Features are detected at corners and distinctive points (yellow). Move the threshold slider to see how detection sensitivity changes.
The robot sees a corner. Is it the same corner it saw 30 seconds ago, or a completely different one? This matching problem is called data association, and getting it wrong is catastrophic — if you match to the wrong landmark, your map becomes inconsistent.
The simplest approach is nearest neighbor: match each observation to the closest known landmark. But this fails when landmarks are close together. More robust methods include JCBB (Joint Compatibility Branch and Bound), which considers all matches jointly.
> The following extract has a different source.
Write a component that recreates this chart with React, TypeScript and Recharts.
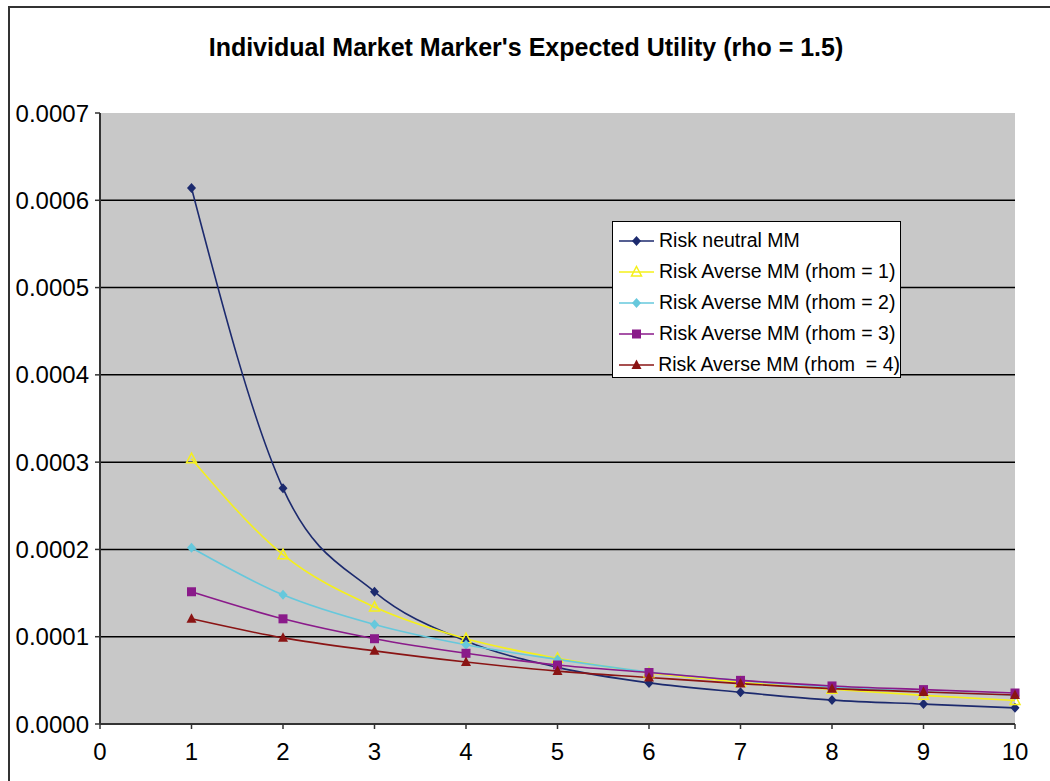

Current observations (teal) must match to known landmarks (yellow). Lines show matches. Red lines are wrong matches. Click "Scramble" to see how ambiguity arises.
| Method | Approach | Robustness |
|---|---|---|
| Nearest Neighbor | Match to closest landmark | Low |
| Mahalanobis Gate | NN but weighted by uncertainty | Medium |
| JCBB | Check all matches jointly | High |
| RANSAC | Random sample consensus | High |
The classic approach. We augment the robot's state vector with every landmark position. If we have N landmarks, the state is [x, y, θ, l1x, l1y, ..., lNx, lNy] — a vector of size 3+2N. The covariance matrix is (3+2N) × (3+2N), tracking correlations between everything.
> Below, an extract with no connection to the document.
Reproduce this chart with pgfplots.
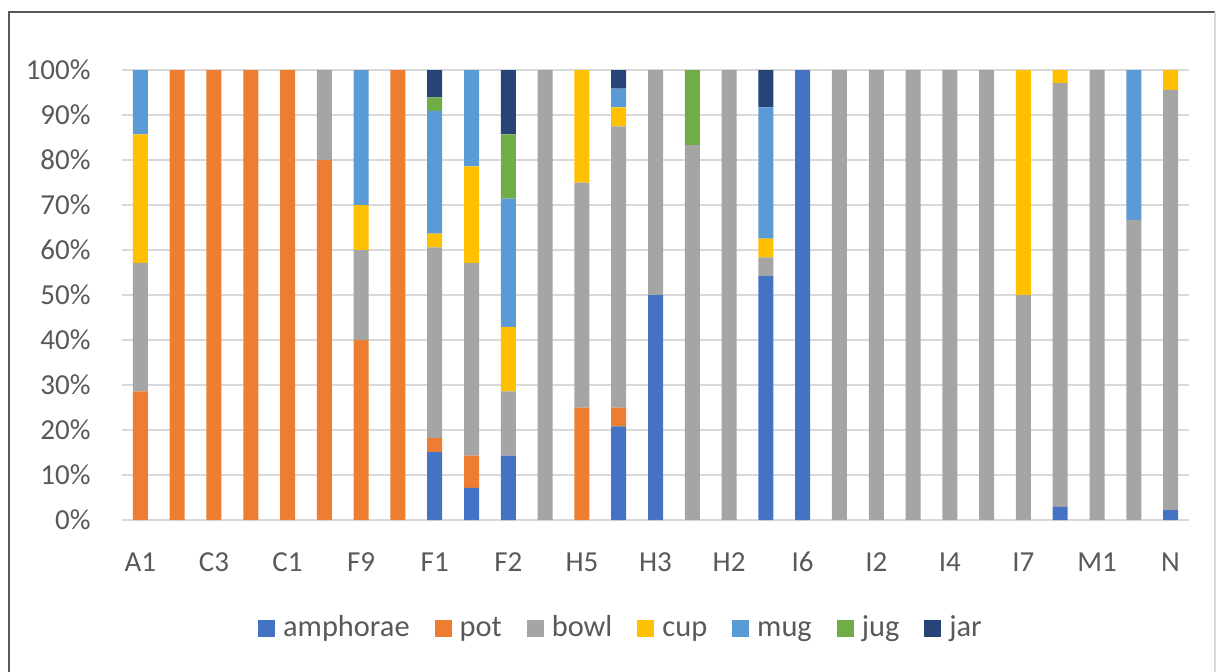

The EKF (Extended Kalman Filter) handles the nonlinear motion and observation models by linearizing them at each step. Predict: move robot, grow uncertainty. Update: observe a landmark, shrink uncertainty — for the robot and all correlated landmarks.
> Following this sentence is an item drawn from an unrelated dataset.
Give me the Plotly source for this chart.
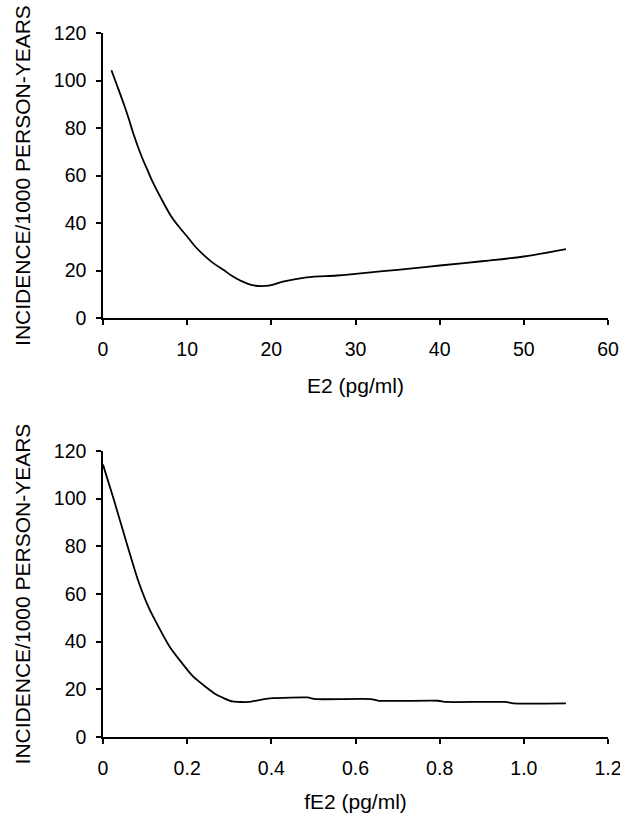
import plotly.graph_objects as go

# Top panel: E2 (pg/ml) vs incidence
e2_x = [1.0, 1.66, 2.45, 3.05, 3.6, 4.6, 5.2, 5.8, 6.8, 8.0, 9.0, 10.0, 10.95, 11.95, 13.1,
        14.3, 15.3, 16.3, 17.9, 19.7, 21.5, 24.2, 27.8, 30.0, 35.0, 40.0, 45.0, 50.0, 55.0]
e2_y = [104.3, 98.0, 90.3, 84.0, 77.7, 67.9, 63.0, 58.1, 51.1, 43.4, 38.5, 34.3, 30.1, 26.6, 23.1,
        20.3, 17.8, 15.8, 13.7, 13.6, 15.4, 17.1, 17.9, 18.6, 20.3, 22.1, 23.9, 25.9, 29.0]

# Bottom panel: fE2 (pg/ml) vs incidence
fe2_x = [0.0, 0.026, 0.054, 0.083, 0.111, 0.158, 0.214, 0.270, 0.308, 0.346, 0.374,
         0.402, 0.486, 0.505, 0.637, 0.655, 0.796, 0.815, 0.956, 0.975, 1.10]
fe2_y = [114.3, 99.4, 82.7, 65.9, 53.4, 38.0, 25.4, 17.7, 14.9, 14.7, 15.6,
         16.3, 16.6, 15.9, 15.9, 15.2, 15.2, 14.7, 14.7, 14.1, 14.1]

y_ticks = [0, 20, 40, 60, 80, 100, 120]
e2_ticks = [0, 10, 20, 30, 40, 50, 60]
fe2_ticks = [0, 0.2, 0.4, 0.6, 0.8, 1.0, 1.2]
fe2_ticktext = ["0", "0.2", "0.4", "0.6", "0.8", "1.0", "1.2"]
y_title = "INCIDENCE/1000 PERSON-YEARS"

FAMILY = "Liberation Sans, Arial, sans-serif"
TICKFONT = dict(family=FAMILY, size=19.5, color="black")
TITLEFONT = dict(family=FAMILY, size=21, color="black")

fig = go.Figure()
fig.add_trace(go.Scatter(x=e2_x, y=e2_y, mode="lines", line=dict(color="black", width=1.8, shape="spline", smoothing=1.0),
                         xaxis="x", yaxis="y", showlegend=False, hoverinfo="skip"))
fig.add_trace(go.Scatter(x=fe2_x, y=fe2_y, mode="lines", line=dict(color="black", width=1.8, shape="spline", smoothing=0.5),
                         xaxis="x2", yaxis="y2", showlegend=False, hoverinfo="skip"))

axis_common = dict(showline=True, linecolor="black", linewidth=1.5, ticks="outside",
                   ticklen=5, tickwidth=1.5, tickcolor="black", showgrid=False, zeroline=False,
                   tickfont=TICKFONT, title_font=TITLEFONT, automargin=False, ticklabeloverflow="allow")

# plot area: x 103..608 px, y 33..737 px
fig.update_layout(
    width=620, height=813,
    margin=dict(l=103, r=12, t=33, b=76, autoexpand=False),
    paper_bgcolor="white", plot_bgcolor="white",
    font=TICKFONT,
    xaxis=dict(domain=[0, 1], anchor="y", range=[0, 60], tickvals=e2_ticks,
               title=dict(text="E2 (pg/ml)", standoff=19), ticklabelstandoff=8, **axis_common),
    yaxis=dict(domain=[(737 - 318) / 704, 1], anchor="x", range=[0, 120], tickvals=y_ticks,
               title=dict(text=y_title, standoff=17), ticklabelstandoff=6, **axis_common),
    xaxis2=dict(domain=[0, 1], anchor="y2", range=[0, 1.2], tickvals=fe2_ticks, ticktext=fe2_ticktext,
                title=dict(text="fE2 (pg/ml)", standoff=19), ticklabelstandoff=8, **axis_common),
    yaxis2=dict(domain=[0, (737 - 451) / 704], anchor="x2", range=[0, 120], tickvals=y_ticks,
                title=dict(text=y_title, standoff=17), ticklabelstandoff=6, **axis_common),
)

fig.write_html("out.html", config={"displayModeBar": False},
               post_script="document.body.style.margin='0';document.body.style.overflow='hidden';")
Watch the state vector grow as new landmarks are discovered. Uncertainty ellipses (cyan) show correlations. Click "Step" or toggle auto-play.
FastSLAM takes a clever shortcut using Rao-Blackwellization. The insight: if you knew the robot's path exactly, the landmark positions would be conditionally independent. You wouldn't need that massive joint covariance matrix.
So FastSLAM uses particles to represent the robot's pose distribution. Each particle carries its own mini-EKF for each landmark. Since landmarks are independent given the path, each mini-EKF is just 2×2 — no quadratic blowup.
Each green dot is a particle (robot pose hypothesis). After resampling, particles cluster around the true pose. Landmarks shown in yellow.
The modern workhorse. Instead of maintaining a filter, we build a graph. Each node is a robot pose (at some time) or a landmark position. Each edge is a constraint — an odometry measurement between poses, or a landmark observation. This forms a factor graph.
SLAM becomes an optimization problem: find the node positions that best satisfy all constraints simultaneously. This is solved with iterative least-squares methods like Gauss-Newton. The key advantage: we can re-optimize the entire trajectory when new information arrives (like a loop closure).
Blue nodes = robot poses. Yellow nodes = landmarks. Edges = constraints. Click "Optimize" to see least-squares adjustment pull everything into consistency.
| Approach | State | Updates | Scalability |
|---|---|---|---|
| EKF-SLAM | Current only | Recursive | O(N²) |
| FastSLAM | Current + particles | Sequential | O(M·N) |
| Graph-SLAM | All history | Batch optimize | Sparse O(N) |
The robot has been exploring for 10 minutes. Odometry has drifted badly. Then it returns to a place it visited at the start — and recognizes it. This is loop closure, and it's the most impactful event in SLAM. A single loop closure can correct accumulated drift across the entire trajectory.
Detection uses place recognition: comparing the current scene's features against a database of all previously visited places. Bag-of-words (DBoW) and learned descriptors are common approaches. Once a loop is detected, a new constraint is added to the graph, and re-optimization snaps everything into alignment.
The red path shows drifted odometry forming a loop. Click "Close Loop" to see the constraint propagate corrections backward through the entire trajectory.
Time to see it all come together. Below is a 2D room with landmarks. A robot explores the space, observing landmarks within its sensor range. Watch the map build in real-time. Toggle between the EKF view (uncertainty ellipses) and the graph view (nodes and edges). Use arrow keys or click "Auto-explore" to drive the robot.
Arrow keys to drive manually. Sensor range shown as a circle around the robot.
Classical SLAM is the foundation, but the field has exploded in the last decade. Modern systems combine visual features, inertial measurements, and even neural networks. Here's where SLAM connects to everything else.
| System | What It Adds | When To Use |
|---|---|---|
| Visual SLAM (ORB-SLAM) | Camera features + bundle adjustment | Camera-only systems |
| VIO (Visual-Inertial Odometry) | Tightly coupled camera + IMU | Drones, AR/VR headsets |
| LiDAR SLAM (LOAM) | Point cloud matching | Self-driving cars, surveying |
| NeRF/3DGS SLAM | Neural scene representation | Dense 3D reconstruction |
You now understand the core concepts behind every SLAM system. From vacuum robots to self-driving cars, the chicken-and-egg problem is the same — only the sensors and scale change.